Tulsa Public Schools has one of the biggest bond votes in state history coming up. If the bond is passed, TPS wants to expand and remodel schools to handle more students.
There is a small trailer court outside of Owen Elementary. There are six trailers total, and all of them are in use, all designed to be temporary and portable, but there's a problem; they have all been there longer than most of the staff can remember.
Making portable buildings work as well as permanent space is all but impossible, but teachers like Susannah Henson give it a try. "It would be really nice to have a square classroom instead of a really, really long rectangular one," stated Henson.
The school uses trailers for the smallest groups of students , like those in special education or English classes. The trailers are a necessity, because there is no room left in the school's main building; every spot in there is taken. "Every inch of space we have is being used," says Owen Principal Erica Foshee-Moore.

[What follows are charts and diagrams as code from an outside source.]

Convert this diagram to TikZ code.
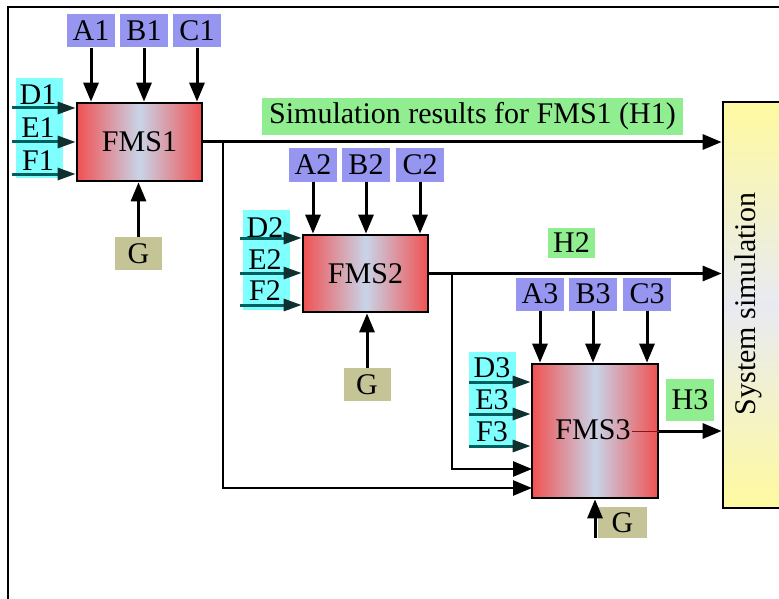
\documentclass[tikz,border=0pt]{standalone}
\usepackage{fontspec}
\setmainfont{Liberation Serif}
\usetikzlibrary{arrows.meta}
\definecolor{fmsred}{RGB}{240,82,82}
\definecolor{fmsmid}{RGB}{200,212,232}
\definecolor{abcblue}{RGB}{150,150,240}
\definecolor{defcyan}{RGB}{128,255,255}
\definecolor{hgreen}{RGB}{144,238,144}
\definecolor{gkhaki}{RGB}{196,196,150}
\definecolor{sysyellow}{RGB}{255,250,160}
\definecolor{sysmid}{RGB}{232,234,242}
\definecolor{tealline}{RGB}{0,96,96}
\definecolor{tealhead}{RGB}{16,48,48}
\definecolor{thinred}{RGB}{140,20,20}
\newcommand{\fbig}{\fontsize{30}{36}\selectfont}
\begin{document}
\begin{tikzpicture}[x=1pt,y=-1pt,
 fmsbox/.style={draw, line width=2.7pt, left color=fmsred, right color=fmsred, middle color=fmsmid, minimum width=125pt, inner sep=0pt, font=\fbig},
 abc/.style={fill=abcblue, minimum width=48pt, minimum height=33pt, inner sep=0pt, font=\fbig},
 defbox/.style={fill=defcyan, minimum width=47pt, minimum height=100pt, inner sep=0pt},
 deflbl/.style={inner sep=0pt, font=\fbig},
 gbox/.style={fill=gkhaki, minimum width=47pt, minimum height=33pt, inner sep=0pt, font=\fbig},
 hbox/.style={fill=hgreen, minimum height=32pt, minimum width=47pt, inner sep=0pt, font=\fbig},
 arr/.style={line width=3pt, -{Triangle[length=19pt,width=15pt]}},
 tarr/.style={line width=3pt, draw=tealline, -{Triangle[length=18pt,width=12pt,color=tealhead]}},
]
\useasboundingbox (0,0) rectangle (779,599);
\clip (0,0) rectangle (779,599);
% frame
\draw[line width=2pt] (8,610) -- (8,7) -- (790,7);

% system simulation
\node[draw, line width=2.7pt, top color=sysyellow, bottom color=sysyellow, middle color=sysmid, minimum width=67pt, minimum height=406pt, inner sep=0pt] (sys) at (756.5,305) {};
\node[rotate=90, font=\fbig, inner sep=0pt] (systext) at (748,304) {System simulation};

% FMS boxes
\node[fmsbox, minimum height=78pt] (fms1) at (139.5,142) {FMS1};
\node[fmsbox, minimum height=77pt] (fms2) at (365.5,273.5) {FMS2};
\node[fmsbox, minimum width=126pt, minimum height=134pt] (fms3) at (595,431) {};
\node[font=\fbig, inner sep=0pt] (fms3t) at (593,430) {FMS3};

% A B C
\node[abc] (a1) at (91,31) {A1};
\node[abc] (b1) at (144,31) {B1};
\node[abc] (c1) at (197,31) {C1};
\node[abc] (a2) at (313,165) {A2};
\node[abc] (b2) at (366,165) {B2};
\node[abc] (c2) at (420,165) {C2};
\node[abc] (a3) at (540,294) {A3};
\node[abc] (b3) at (593,294) {B3};
\node[abc] (c3) at (647,294) {C3};
\foreach \n/\f in {a1/fms1,b1/fms1,c1/fms1,a2/fms2,b2/fms2,c2/fms2,a3/fms3,b3/fms3,c3/fms3}
  \draw[arr] (\n.south) -- (\n.south |- \f.north);

% D E F groups
\node[defbox] (def1) at (39,128) {};
\node[deflbl] (d1) at (38,95) {D1};
\node[deflbl] (e1) at (38,128) {E1};
\node[deflbl] (f1) at (38,161) {F1};
\node[defbox] (def2) at (266,260) {};
\node[deflbl] (d2) at (265,228) {D2};
\node[deflbl] (e2) at (265,260) {E2};
\node[deflbl] (f2) at (265,291) {F2};
\node[defbox, minimum height=96pt] (def3) at (492.5,400) {};
\node[deflbl] (d3) at (492,368) {D3};
\node[deflbl] (e3) at (492,400) {E3};
\node[deflbl] (f3) at (492,432) {F3};
\coordinate (d1s) at (12,108);
\coordinate (e1s) at (12,142);
\coordinate (f1s) at (12,174);
\coordinate (d2s) at (240,238);
\coordinate (e2s) at (240,273);
\coordinate (f2s) at (240,305);
\coordinate (d3s) at (469,382);
\coordinate (e3s) at (469,414);
\coordinate (f3s) at (469,446);
\foreach \s/\f in {d1s/fms1,e1s/fms1,f1s/fms1,d2s/fms2,e2s/fms2,f2s/fms2,d3s/fms3,e3s/fms3,f3s/fms3}
  \draw[tarr] (\s) -- (\s -| \f.west);

% G inputs
\node[gbox] (g1) at (138.5,253.5) {G};
\node[gbox] (g2) at (367,384.5) {G};
\node[gbox, minimum width=49pt, minimum height=31pt] (g3) at (622.5,522.5) {G};
\draw[arr] (g1.north) -- (g1.north |- fms1.south);
\draw[arr] (g2.north) -- (g2.north |- fms2.south);
\coordinate (g3s) at (595,538);
\draw[arr] (g3s) -- (g3s |- fms3.south);

% H labels
\node[hbox, minimum width=421pt, minimum height=37pt] (h1) at (472.5,116.5) {Simulation results for FMS1 (H1)};
\node[hbox, minimum height=30pt] (h2) at (571.5,243) {H2};
\node[hbox, minimum width=48pt, minimum height=42pt] (h3) at (690,400) {H3};

% outputs
\draw[arr] (fms1.east) -- (fms1.east -| sys.west);
\draw[arr] (fms2.east) -- (fms2.east -| sys.west);
\coordinate (t3) at (632,431);
\draw[thinred, line width=1pt] (t3) -- (fms3.east);
\draw[arr] (fms3.east) -- (fms3.east -| sys.west);

% branches to FMS3
\coordinate (br1) at (223,142);
\coordinate (br2) at (452,273.5);
\coordinate (in1) at (532,488);
\coordinate (in2) at (532,469);
\draw[arr, line width=2.5pt] (br1) |- (in1);
\draw[arr, line width=2.5pt] (br2) |- (in2);
\end{tikzpicture}
\end{document}
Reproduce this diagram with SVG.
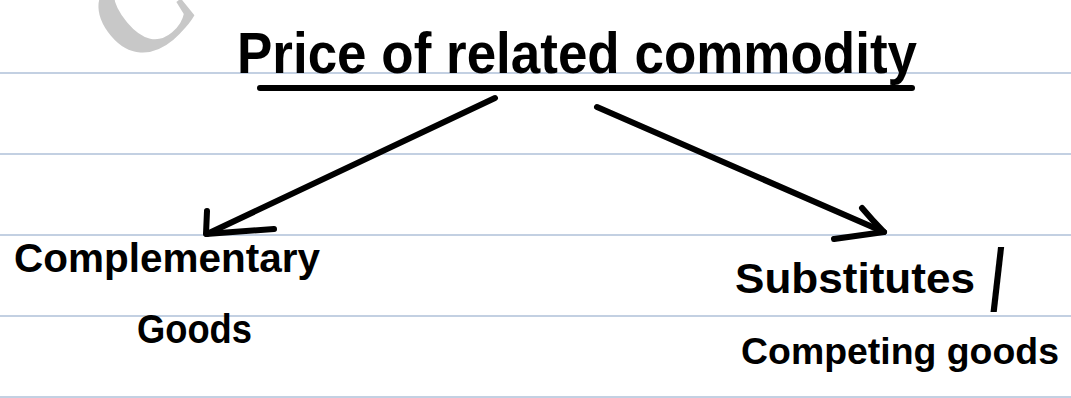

Principal Foshee-Moore says because the trailers are unattached to the building, for safety, the children have to have an adult with them to go back and forth. In elementary school, that can take a lot of time. "If anybody has to go to the bathroom, everybody has to go," she explained.
If the bond passes, the trailers will be replaced with permanent classrooms that are much larger.
Two of them will serve as safe rooms for the school, and children will no longer have to leave the trailers to take shelter inside. The children also will no longer have to worry about the rain being so loud on the roof that it's hard to talk over. "We turn on the weather so we can check and say, ‘look there are no tornado warnings; we're ok,' but when you're trying to teach the ABC's, it gets in the way," Henson elaborated.
The bond work at Owen includes new playground equipment, and other smaller improvements to the building, but nothing as pressing as giving students a permanent place to learn.